Gela, da nove giorni in sciopero al freddo. «Per difendere il lavoro, la casa e la dignità »
di Redazione
L’odore del temporale pizzica nell’aria, questa notte minaccia pioggia. E sul piazzale del palazzo di giustizia spira un’aria pungente. Ma lui non si arrende. Salvatore Comandatore, 65 anni, tre figli, capobarca e guardia ai fuochi e al suo nono giorno di protesta. Lo raggiungiamo allora di cena ma in quella povera postazione di protesta, tra una vecchia auto e due sedie ripiegabili che l’operaio condivide con la moglie, c’è tutta tutt’altra aria che voglia di banchettare. L’uniforme di guardia ai fuochi, la indossa con orgoglio. Ma quasi una settimana e mezza tra catene e scioperi della fame intermittenza lo hanno fiaccato: la divisa un po’ gli cade addosso. «Porto di norma una 46 – sorride Comandatore, barba incolta e volto segnato dai dispiaceri – ma forse questa qui ormai mi sta un po’ larga. Una cosa è certa: io non mi arrendo».
Al suo fianco la moglie, Concetta Brancacci, 59 anni, che ha deciso di seguirlo in questa protesta estrema. Perché in ballo c’è la loro casa che la banca, pur con tutta la buona volontà, non può piùmanteenere. «Dopo 22 anni – racconta la donna – abbiamo accumulato alcune rate non pagate e la banca intende procedere. Rischiamo di ritrovarci in mezzo a una strada. Se mi tolgono la casa, io cosa faccio?»
Comandatore ha perso il lavoro per una contenzioso con l’ex datore di lavoro. Accuse, sentenze. Ma oggi la sua famiglia rischia il baratro e l’operaio non è più disposto a stare in silenzio.
Al suo fianco c’è anche Salvino Legname, presidente dell’associazione Antiracket di Gela, che lo sostiene in questa battaglia. Una battaglia di giustizia. Il lavoratore ritiene di essere stato licenziato ingiustamente, per ben due volte, dal datore di lavoro. Adesso è in attesa di una nuova causa, un pronunciamento del tribunale di Gela, previsto per il prossimo 19 ottobre.
«Tutto è in mano agli avvocati – taglia corto Salvatore – ma io ritengo di essere stato vittima di un’ingiustizia. Per questo protesto». Nei giorni scorsi ha raccolto la solidarietà dei sindacati di tanti amici e lavoratori.
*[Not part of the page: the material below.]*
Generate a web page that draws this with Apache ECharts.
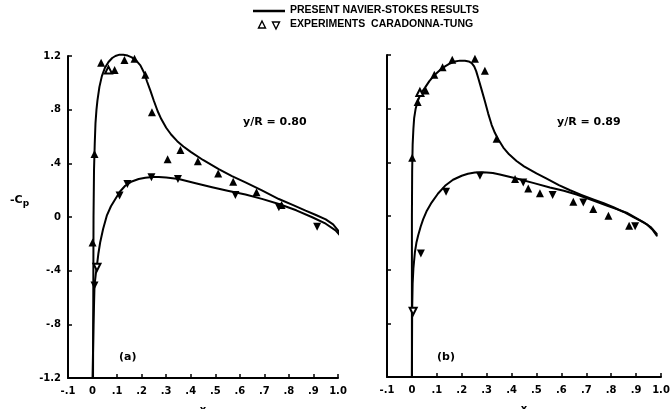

Tre di loro, tra cui Comandatore, vennero messi alla porta. Uno ha trovato lavoro nel Nord, l’altro è in pensione. Lui, invece, l’operaio che protesta era rimasto con il cerino in mano e ha deciso di combattere, nelle sedi legali. Ma i tempi della giustizia rischiano di travolgerlo. Da quel giorno, in fondo, spera solo di poter tornare a lavorare, compiere il proprio dovere, maturare gli ultimi anni che lo separano dall’agognata pensione. E, soprattutto, spera di poter difendere la sua casa.
«In questa terra – dice Legname – c’è bisogno di giustizia certa, quanto se non più che altrove. Per questo sono al fianco di questa famiglia. E vi rimarrò fino al termine della protesta».
Nel frattempo un lampo si alza in cielo all’orizzonte, la pioggia sta arrivando. E per Salvatore Comandatore si prospetta un’altra notte dentro all’auto, tra un turbine di pensieri, il primo freddo dell’autunno e le paure per il futuro della sua casa, della sua famiglia
«Io – racconta – nella mia vita ho solo lavorato e cercato di fare sempre il mio dovere. Adesso mi trovo in questa situazione, che ritengo ingiusta. E sono qui a difendere i miei diritti. In questo piazzale, da solo, con l’aiuto di mia moglie che mi è sempre stato a fianco e di qualche amico che ha creduto in me, continuo la mia lotta. Che è una lotta di dignità oltre che di giustizia».